There is lots of evidence wandering around Tokyo of Edo and older structures, under the surface—like, the crook in the road in Nihonzutsumi where the main drag of Yoshiwara used to be, so you couldn't see straight down it, or the remains of the canals over in the same area, one of which has been turned into Sanyabori Park 山谷掘公園, or the way the blocks in Okachimachi 御徒町 are laid out in a certain way because they used to have sort of military barracks for low-ranking samurai, things like that—but Sanja Matsuri is a time when you can see in more abstract ways how the city was organized before, on a community level... You can see groups that no longer have much meaning, the firefighters' guild, organized crime groups, neighborhood ujiko 氏子 organizations. "Shinto matsuri traditionally provided a 'divine' opportunity for local residents to consolidate their community ties and thereby prevent the intervention of the authorities in their internal affairs" (Prayer and Play in Late Tokugawa Japan: Asakusa Sensoji and Edo Society, by Nam-lin Hur, Harvard University Asia Center, 2000, which goes on to make the case that Sanja Matsuri was slightly different, but I hope my point still stands, talking about a neighborhood like this, way out on the periphery of the city and the ward).

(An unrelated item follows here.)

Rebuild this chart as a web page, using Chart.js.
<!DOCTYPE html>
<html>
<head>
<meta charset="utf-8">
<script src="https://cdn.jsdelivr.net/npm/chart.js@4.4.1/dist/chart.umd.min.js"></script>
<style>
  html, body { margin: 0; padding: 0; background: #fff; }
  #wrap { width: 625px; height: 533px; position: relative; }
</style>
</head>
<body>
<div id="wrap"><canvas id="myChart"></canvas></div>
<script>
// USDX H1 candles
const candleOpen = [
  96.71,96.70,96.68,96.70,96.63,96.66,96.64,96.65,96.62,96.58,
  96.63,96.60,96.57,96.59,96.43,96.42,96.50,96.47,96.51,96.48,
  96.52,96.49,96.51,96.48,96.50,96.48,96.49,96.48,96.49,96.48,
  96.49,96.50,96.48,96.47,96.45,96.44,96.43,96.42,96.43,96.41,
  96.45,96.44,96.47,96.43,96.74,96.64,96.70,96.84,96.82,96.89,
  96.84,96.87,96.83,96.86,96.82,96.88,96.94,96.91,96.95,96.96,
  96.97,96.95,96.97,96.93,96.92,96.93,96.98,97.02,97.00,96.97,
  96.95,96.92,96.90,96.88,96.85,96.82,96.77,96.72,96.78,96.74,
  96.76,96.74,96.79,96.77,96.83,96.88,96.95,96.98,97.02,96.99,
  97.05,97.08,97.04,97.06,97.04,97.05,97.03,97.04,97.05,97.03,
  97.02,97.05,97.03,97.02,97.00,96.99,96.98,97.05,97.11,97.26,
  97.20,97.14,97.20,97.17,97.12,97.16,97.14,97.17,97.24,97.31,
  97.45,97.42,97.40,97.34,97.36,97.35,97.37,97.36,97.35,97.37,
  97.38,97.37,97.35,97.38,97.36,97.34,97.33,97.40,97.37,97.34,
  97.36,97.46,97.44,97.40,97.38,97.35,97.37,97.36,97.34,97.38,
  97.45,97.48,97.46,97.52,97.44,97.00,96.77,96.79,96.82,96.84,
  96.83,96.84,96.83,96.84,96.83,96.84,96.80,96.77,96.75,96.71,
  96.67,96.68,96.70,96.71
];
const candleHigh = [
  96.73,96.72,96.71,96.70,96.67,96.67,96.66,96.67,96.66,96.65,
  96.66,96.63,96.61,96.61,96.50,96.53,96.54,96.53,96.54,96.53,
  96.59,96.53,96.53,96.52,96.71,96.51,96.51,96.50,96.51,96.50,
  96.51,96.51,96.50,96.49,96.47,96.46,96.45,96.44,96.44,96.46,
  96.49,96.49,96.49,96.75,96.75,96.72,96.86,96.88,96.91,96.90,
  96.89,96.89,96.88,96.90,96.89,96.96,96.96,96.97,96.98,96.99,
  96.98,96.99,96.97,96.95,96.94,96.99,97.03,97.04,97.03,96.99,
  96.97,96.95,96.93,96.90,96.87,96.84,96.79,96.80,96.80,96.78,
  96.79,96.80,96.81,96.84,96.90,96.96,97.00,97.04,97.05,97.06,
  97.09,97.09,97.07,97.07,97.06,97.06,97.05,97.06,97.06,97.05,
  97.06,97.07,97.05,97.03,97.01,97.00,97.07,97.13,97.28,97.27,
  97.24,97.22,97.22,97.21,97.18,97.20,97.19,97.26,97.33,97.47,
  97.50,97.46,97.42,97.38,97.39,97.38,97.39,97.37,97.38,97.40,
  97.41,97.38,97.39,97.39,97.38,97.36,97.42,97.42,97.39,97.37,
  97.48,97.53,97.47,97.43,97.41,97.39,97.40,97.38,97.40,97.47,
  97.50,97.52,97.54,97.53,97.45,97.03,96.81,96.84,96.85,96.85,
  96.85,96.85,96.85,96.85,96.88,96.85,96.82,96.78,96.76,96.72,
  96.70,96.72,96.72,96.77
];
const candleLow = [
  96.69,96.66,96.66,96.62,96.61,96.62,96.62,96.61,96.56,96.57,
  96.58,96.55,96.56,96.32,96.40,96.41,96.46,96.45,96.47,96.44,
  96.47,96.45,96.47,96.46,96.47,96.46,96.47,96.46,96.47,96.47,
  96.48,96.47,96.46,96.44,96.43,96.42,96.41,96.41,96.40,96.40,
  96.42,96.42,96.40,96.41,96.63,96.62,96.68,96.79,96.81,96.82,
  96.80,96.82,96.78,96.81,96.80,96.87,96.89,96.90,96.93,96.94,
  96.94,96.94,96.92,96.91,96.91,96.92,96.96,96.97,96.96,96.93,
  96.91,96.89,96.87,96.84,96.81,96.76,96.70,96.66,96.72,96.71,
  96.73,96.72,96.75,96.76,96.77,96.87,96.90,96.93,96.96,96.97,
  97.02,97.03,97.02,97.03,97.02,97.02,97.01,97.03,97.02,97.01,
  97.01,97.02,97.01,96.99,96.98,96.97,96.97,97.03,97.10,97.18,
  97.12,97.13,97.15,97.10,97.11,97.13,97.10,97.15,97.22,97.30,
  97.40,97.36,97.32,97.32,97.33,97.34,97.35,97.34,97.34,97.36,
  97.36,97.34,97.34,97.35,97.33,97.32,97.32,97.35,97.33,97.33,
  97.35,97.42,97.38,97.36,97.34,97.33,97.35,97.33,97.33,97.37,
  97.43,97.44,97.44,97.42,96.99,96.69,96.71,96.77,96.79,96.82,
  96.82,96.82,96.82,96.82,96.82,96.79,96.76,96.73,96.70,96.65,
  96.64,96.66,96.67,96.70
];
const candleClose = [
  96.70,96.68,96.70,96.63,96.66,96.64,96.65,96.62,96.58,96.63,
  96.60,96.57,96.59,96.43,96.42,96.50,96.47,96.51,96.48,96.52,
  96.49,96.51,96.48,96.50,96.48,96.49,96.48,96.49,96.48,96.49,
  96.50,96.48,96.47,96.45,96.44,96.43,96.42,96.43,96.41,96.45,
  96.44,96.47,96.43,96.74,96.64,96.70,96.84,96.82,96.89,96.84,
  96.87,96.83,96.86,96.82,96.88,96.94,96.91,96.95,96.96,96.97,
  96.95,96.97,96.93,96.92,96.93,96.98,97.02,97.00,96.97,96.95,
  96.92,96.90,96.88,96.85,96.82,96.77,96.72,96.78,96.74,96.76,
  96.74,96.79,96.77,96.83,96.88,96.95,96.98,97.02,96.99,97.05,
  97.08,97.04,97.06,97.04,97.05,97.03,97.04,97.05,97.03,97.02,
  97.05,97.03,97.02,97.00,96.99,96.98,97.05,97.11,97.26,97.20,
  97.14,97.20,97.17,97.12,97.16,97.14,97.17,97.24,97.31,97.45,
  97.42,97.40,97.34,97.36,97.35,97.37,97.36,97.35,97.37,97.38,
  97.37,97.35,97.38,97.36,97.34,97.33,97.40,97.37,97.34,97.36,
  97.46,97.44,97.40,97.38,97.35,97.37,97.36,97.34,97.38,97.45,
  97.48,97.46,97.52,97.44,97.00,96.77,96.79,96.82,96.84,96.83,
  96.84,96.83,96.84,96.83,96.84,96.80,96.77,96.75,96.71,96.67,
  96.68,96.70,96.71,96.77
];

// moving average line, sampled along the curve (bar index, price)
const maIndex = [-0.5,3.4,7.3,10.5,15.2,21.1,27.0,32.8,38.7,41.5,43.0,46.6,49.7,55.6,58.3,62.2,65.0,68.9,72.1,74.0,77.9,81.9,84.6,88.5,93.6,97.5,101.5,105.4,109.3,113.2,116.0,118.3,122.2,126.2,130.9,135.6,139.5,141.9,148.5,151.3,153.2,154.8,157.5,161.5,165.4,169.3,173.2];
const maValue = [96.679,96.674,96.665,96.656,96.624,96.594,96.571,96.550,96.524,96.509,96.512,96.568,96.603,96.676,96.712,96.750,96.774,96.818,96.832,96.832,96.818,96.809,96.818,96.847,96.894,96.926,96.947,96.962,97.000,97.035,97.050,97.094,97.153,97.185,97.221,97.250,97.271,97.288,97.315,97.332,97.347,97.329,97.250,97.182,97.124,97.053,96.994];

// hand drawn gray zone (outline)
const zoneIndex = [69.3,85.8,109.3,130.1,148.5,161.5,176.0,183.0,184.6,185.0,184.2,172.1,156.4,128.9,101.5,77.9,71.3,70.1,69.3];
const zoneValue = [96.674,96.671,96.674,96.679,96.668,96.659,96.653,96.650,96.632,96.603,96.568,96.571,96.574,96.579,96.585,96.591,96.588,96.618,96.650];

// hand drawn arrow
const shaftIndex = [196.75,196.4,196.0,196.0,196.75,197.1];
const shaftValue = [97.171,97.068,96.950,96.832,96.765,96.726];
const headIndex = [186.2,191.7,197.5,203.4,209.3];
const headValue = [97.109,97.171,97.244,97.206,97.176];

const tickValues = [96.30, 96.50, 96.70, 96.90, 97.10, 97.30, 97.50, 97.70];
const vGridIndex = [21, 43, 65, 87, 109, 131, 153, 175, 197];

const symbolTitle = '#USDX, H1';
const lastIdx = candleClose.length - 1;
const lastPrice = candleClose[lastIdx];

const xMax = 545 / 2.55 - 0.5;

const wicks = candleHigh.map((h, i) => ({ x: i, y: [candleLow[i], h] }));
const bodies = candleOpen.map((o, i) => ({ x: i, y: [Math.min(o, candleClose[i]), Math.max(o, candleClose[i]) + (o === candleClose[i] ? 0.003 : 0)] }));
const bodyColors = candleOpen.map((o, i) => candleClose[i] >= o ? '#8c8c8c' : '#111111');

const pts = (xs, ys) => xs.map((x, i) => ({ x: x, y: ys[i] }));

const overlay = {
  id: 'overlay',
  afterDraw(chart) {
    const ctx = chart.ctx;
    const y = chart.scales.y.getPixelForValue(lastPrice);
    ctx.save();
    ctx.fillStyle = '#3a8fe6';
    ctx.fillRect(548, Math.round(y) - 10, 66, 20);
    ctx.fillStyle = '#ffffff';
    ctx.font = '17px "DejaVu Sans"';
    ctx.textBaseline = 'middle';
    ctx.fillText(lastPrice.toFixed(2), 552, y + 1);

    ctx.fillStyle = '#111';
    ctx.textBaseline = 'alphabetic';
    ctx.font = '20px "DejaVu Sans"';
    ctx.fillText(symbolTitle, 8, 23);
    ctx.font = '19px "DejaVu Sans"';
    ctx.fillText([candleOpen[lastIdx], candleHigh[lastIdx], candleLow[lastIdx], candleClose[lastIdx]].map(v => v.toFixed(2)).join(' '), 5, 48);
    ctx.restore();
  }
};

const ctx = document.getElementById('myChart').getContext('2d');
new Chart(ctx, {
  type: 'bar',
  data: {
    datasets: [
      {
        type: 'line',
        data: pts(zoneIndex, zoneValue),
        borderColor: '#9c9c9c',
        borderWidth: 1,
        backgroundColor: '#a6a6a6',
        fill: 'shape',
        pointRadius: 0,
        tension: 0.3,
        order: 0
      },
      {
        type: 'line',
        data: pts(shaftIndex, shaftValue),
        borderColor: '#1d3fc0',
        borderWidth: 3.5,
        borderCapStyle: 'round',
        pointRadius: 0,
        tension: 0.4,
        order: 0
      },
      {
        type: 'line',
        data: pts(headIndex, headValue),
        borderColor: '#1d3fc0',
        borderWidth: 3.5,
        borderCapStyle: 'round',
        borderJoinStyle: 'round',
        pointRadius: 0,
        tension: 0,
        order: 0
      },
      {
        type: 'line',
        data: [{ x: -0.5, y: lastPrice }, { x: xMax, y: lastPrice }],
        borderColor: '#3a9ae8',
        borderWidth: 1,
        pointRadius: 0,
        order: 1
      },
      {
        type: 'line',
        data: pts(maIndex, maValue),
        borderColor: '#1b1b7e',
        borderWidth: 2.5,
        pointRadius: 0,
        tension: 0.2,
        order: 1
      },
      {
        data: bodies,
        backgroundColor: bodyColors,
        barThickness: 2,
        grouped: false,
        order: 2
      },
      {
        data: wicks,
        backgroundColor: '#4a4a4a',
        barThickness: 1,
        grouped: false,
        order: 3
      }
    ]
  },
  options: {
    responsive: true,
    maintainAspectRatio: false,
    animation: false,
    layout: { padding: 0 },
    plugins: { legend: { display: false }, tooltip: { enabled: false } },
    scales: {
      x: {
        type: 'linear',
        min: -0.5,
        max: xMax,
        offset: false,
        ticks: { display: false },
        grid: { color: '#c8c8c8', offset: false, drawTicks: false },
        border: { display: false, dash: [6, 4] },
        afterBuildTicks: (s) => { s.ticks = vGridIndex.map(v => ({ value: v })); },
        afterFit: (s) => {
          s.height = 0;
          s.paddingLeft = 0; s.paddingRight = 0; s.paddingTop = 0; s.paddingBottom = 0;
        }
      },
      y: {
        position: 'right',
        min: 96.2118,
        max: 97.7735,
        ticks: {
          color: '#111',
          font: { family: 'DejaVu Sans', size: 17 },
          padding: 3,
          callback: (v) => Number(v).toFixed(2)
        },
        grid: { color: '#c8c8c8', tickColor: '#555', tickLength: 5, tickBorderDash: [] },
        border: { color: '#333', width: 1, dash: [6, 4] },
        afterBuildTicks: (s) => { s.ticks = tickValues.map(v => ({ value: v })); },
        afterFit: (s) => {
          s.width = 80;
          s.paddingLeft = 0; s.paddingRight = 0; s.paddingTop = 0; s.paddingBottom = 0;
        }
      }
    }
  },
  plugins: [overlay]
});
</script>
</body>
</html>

The residents of the danchi are old enough to remember a former way of doing things, not talking only about shrines and organized crime but also merchants' organizations, community-led machizukuriまちづくりplanning, later, and they have the leisure time to engage with neighborhood groups and their own danchi committees, but you have to, if you're under the age of, say, forty? and live in Tokyo, have the sense that more powerful forces are at work that make those kinds of things nothing but a diversion. You only moved to the neighborhood because Tokyo is the only place with jobs, and this is one of the few neighborhoods with affordable real estate and rent but also not way out in Kita Ward or built on high earthquake risk land in Sumida Ward—but if the day comes and Mori Building Company decides a residential-hotel-retail complex near Ueno Station makes sense, you'll take their check and hopefully pick up an even nicer apartment Setagaya or Shinjuku. Like, real estate, LCCs, tax-free shopping, and tour groups will wreck the neighborhood long before you'll ever need to rely on your neighbors for help.

(May 20th, 2019) Irohakai いろは会, one of those places where time stood still from roughly 1990 to 2015, down the shopping arcade, time went very slightly faster, the business hotels were replaced with hostels and Airbnbs, the men that used to sleep rough waiting for jobs to come were finally driven out, the older men moved over to Tamahime Park... The arcade was there, most shops shuttered, shelter for the men that drift over from Tamahime, I guess, a few cheap bars, a soba place, Chinese restaurant. The lots are bought up around it, then finally a few lots directly on the arcade are bought, demolished, replaced. The developers push to open up the road, bring traffic down, take the roof off so that the old men of Tamahime can't sit there when it rains and pass a bottle, I guess, and it comes down. What a strange place to walk through now! Unless you knew it was there, unless you noticed the few Ashita no Joe tie-in banners here and there, you'd never know it was a thing, right? It's one of those places, too, disconnected from the neighborhood in a way, since the men that patronized it in the good days were out-of-towners, day laborers, etc. rather than arcade neighbors. I mean, unlike the arcade at Minowa or Senzoku Dori, running down to Asakusa. There was a different character. Nobody ever settled in. It was always on the edge of town. The area was always populated by marginal people, way out on the periphery of the city, beyond Yoshiwara and beyond Asakusa. I'll tell you this, I walked through, but mostly out of a sense of obligation. I never bought a thing on Irohakai. And especially today, with, I think, every single shop closed, definitely no reason to stop, on my way to Senzoku Dori to buy zhacai at the Chinese grocery store over there.

(May 21st, 2019) When am I ever up early enough to see the garbage set out in the neighborhood? Never. I was up all night, dozed off around seven in the morning, got up before the pickup, around ten, when everyone had already gone to work or school and the streets were empty and still wet from a dawn rain.